Channeling Norman Mailer

In a group email thread about Clarice Lispector’s GW, a writer communicated his dead-of-night ecstatic epiphany about loving the book. It was a personal rave; funny, well written, insightful, but interlaced with thinly veiled insults directed to the feminist critics amongst the group. Reactions were immediate: anger, finger pointing, shaming, and grammatical corrections. Unapologetic, he said he was drunk and later that he was channeling Norman Mailer.

In 1968 or 9, back to New York from art school on the west coast, I worked for a time at Grove press. On a beautiful, clear summer day, I was sitting on the building steps smoking (Gauloise – really), wearing a tiny vaguely ethnic dress with espadrilles. Black lined eyes, white lips,  hanging hair – probably why I’d gotten the job as I had no literary creds – when a young man on a motorcycle pulled up. I recognized him as one of  Norman Mailer’s side kicks. I don’t remember if Grove was Mailer’s publisher at the time, but Mailer was buddies with the publisher, Barney Rosset and Grove was hip. Becket, Henry Miller, John Rechy, Pinter – everyone who mattered.  The motorcycle guy ran up the steps, brushing my shoulder as he passed, and again when, a moment later, he returned.  He stood at the curb, leaned on his bike and smiled up at me. He pointed to the back seat. Hop on, he mouthed.  “Maidstone, you’ll be famous”.  And I tossed my mane, laughed into a smoke ring and called out, “no way.”

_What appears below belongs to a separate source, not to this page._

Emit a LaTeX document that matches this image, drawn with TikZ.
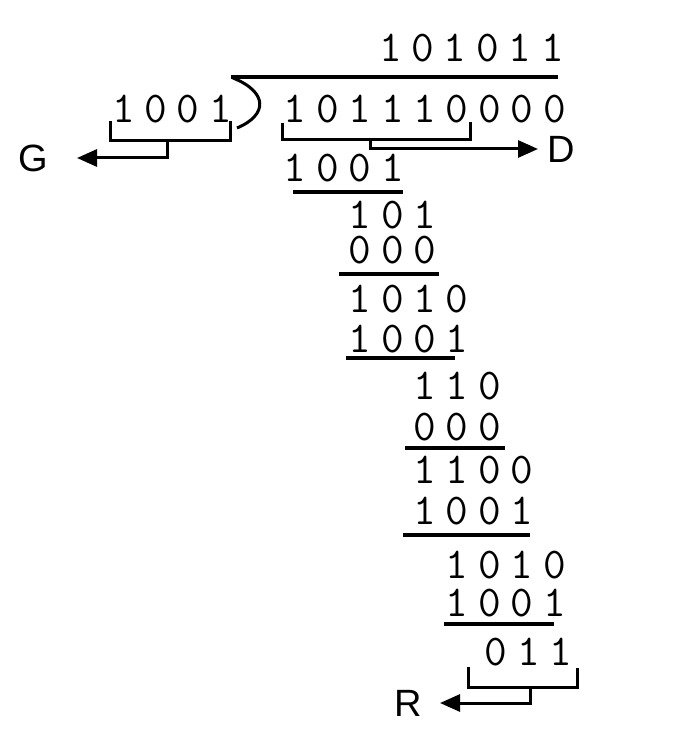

Maidstone was the title of a film Mailer was making on Barney’s estate in the Hamptons. The word was;  porno. Mailer’s kind of porno, a pugilistic mixture of love, brilliance, evil, hucksterism serving his insatiable ego. He was the star, Kingsley (get it?) running for President, in danger of assassination, and somehow this required the presence of three ex wives, his children, black panthers, ghetto kids, boxing matches, naked actresses, a ridiculous but real fight with Rip Torn,  and everyone talking about paying for sex before fucking each other for free. I found it pathetic.

Buzz shrugged; regretfully, I thought, as I watched him drive away. I felt a bit wistful, the way one does on Prom night when you realize you have stomach flu.  Looking back, I wonder if I’d misinterpreted:  maybe his regret was not of missing out on me as a cool girl he’d like to know, but more likely of letting slip a potential prey for Norman.

In 2006, desperate to finish a novel on a deadline, I  locked myself up in a condo in Provincetown, Mass. No car, no wifi, no television. The espresso cafe at the corner shut down the day I arrived.  No distractions, no dog, no husband.  Every day, to clear my brain, I walked the length of Commercial Street, often stopping at the library because all the other millions of writers in the world were better writers than me, and I was desperate to learn how to create a sentence. Since P’town was Mailer’s town, I read everything I could find; books, reviews, interviews. I wanted to see the place through his crazed, pornographic, pugilistic, brilliant, drug addled eyes. What I found instead was a man in thrall with his town, who romped with his dog on the beach, tossed kids in the surf, parried over sandwiches with latest beautiful wife, got drunk on the wharf with the fishing fleet. The clan lived in a big brick house facing the beach.  One day I found it and I stood across the street for a long moment paying my conflicted respects. Rumor had it that he’d been the source for the phase “macho pig”, but still, he’d commanded the literary stage for all of my life and deserved my awe. I was about to head back when I heard his unmistakable voice calling out; “A beautiful day for a beautiful woman.” I was in my 60’s, swaddled in a puffer but no matter, Norman was Norman. He was well into his 80’s, a tiny person on his walker, steadied (of course) by a woman at his side. We stood for a moment nodding,  and then went on our separate ways. Six months later, he was dead. 

Love him or hate him, or worse, ignore him, Mailer’s one of the tiny flames in our American lives, a sometimes great writer, a sometimes bore and entertainer. Some of us were now and then hooked on his reality show, his – and ours – 15 minutes of fame.

But it’s really not a great idea for any guy to channel him right now (#metoo).